One of these areas that can cause pain referred to the shoulder is the neck, such as a herniated cervical disc or other cervical spine pathology (Figure 2). The muscles and the nerves that arise from the neck area will pass through and around the shoulder on their way down the arm. The pain may radiate to the shoulder or scapula. The pain is usually at the superomedial aspect of the scapula. The pain originating from the neck region may overlap the shoulder. Usually, pain in the neck is felt on top of the shoulder, over the area of the trapezius muscle. Pain from the shoulder itself is usually felt at the top of the arm. If the shoulder moves freely without pain, then the neck is probably the source of the pain.

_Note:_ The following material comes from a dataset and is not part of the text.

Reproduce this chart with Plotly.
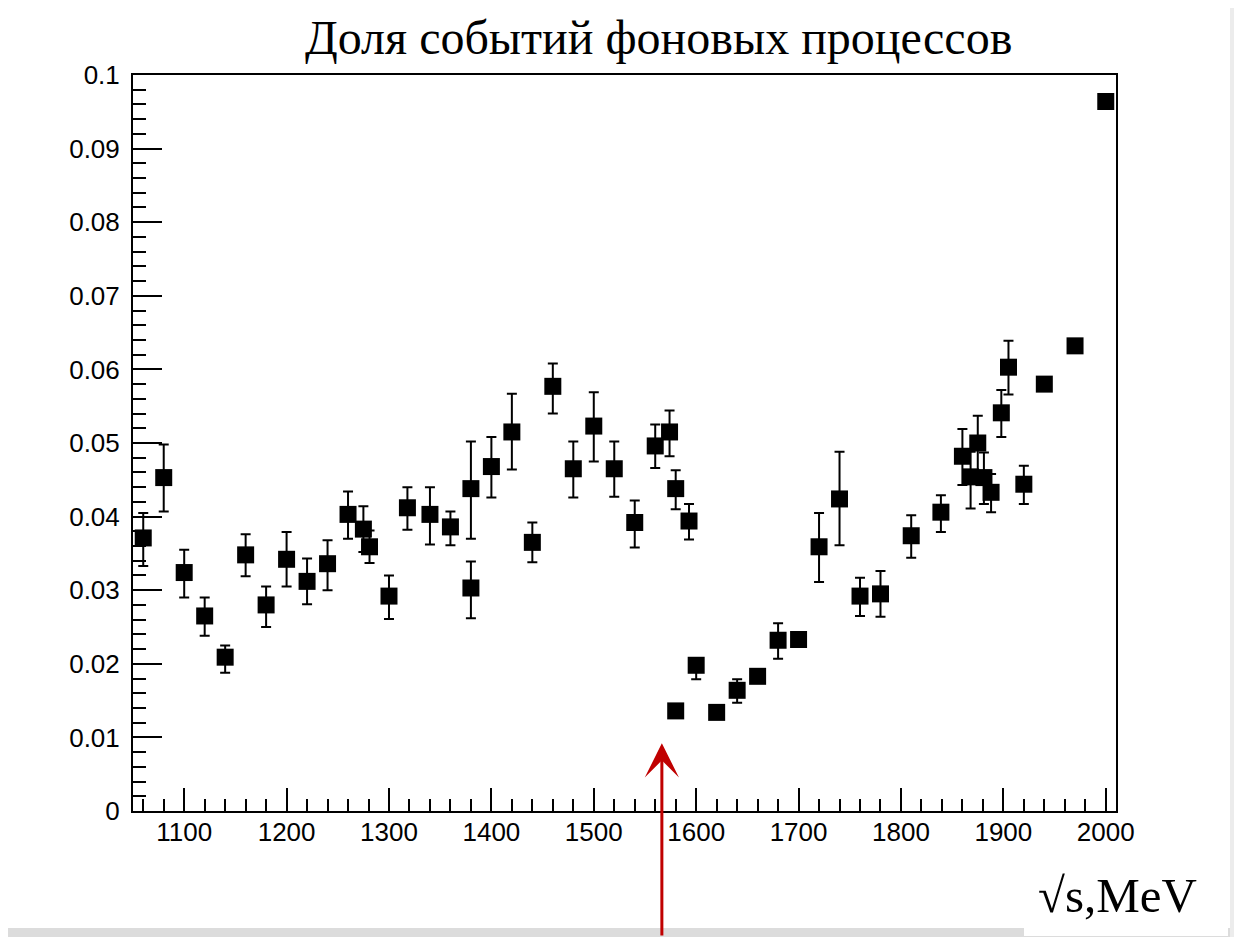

Sometimes, these conditions are confusing and difficult to differentiate (they usually overlap), especially when neck related shoulder pain causes weakness of the rotator cuff muscles, the shoulder to become stiff, or shoulder impingement. Pain arising from the acromioclavicular (AC) joint can radiate into the neck itself. Sometimes, an MRI is the only accurate study that helps in differentiating between neck pain and shoulder pain.

When cervical spine problems are suspected, the physician should examine the patient for findings of gait disturbance and long tract signs (Figure 3) which will indicate that the patient may have cervical myelopathy. This is a more serious problem due to spinal cord compression. A positive Spurling’s Test will indicate neck pathology, especially nerve root irritation, and possibly a herniated disc. A positive shoulder abduction test usually indicates neck pathology. The patient’s symptoms are relieved by shoulder abduction, by placing the hand over the head.

Heart problems such as myocardial infarction or angina may cause pain radiating to the left shoulder. Irritation of the diaphragm may present itself as shoulder pain. The diaphragm may share the same C4-C5 nerve root innervation.

The chest and upper abdomen should be carefully examined for possible pathology. A Pancoast tumor is another condition which causes referred pain in the shoulder region. A Pancoast tumor is a type of lung cancer that forms at the very top of the lung. This tumor may invade the brachial plexus, the ribs, the vertebral bodies, the pleura, and the chest wall, causing shoulder pain (Figure 4).

Sometimes, spine fractures may present as shoulder pain. The fracture may irritate the rhomboid muscles and transmit the pain to the scapula. The image below (Figure 5) illustrates some of the referred pain patterns in the region of the shoulders and neck.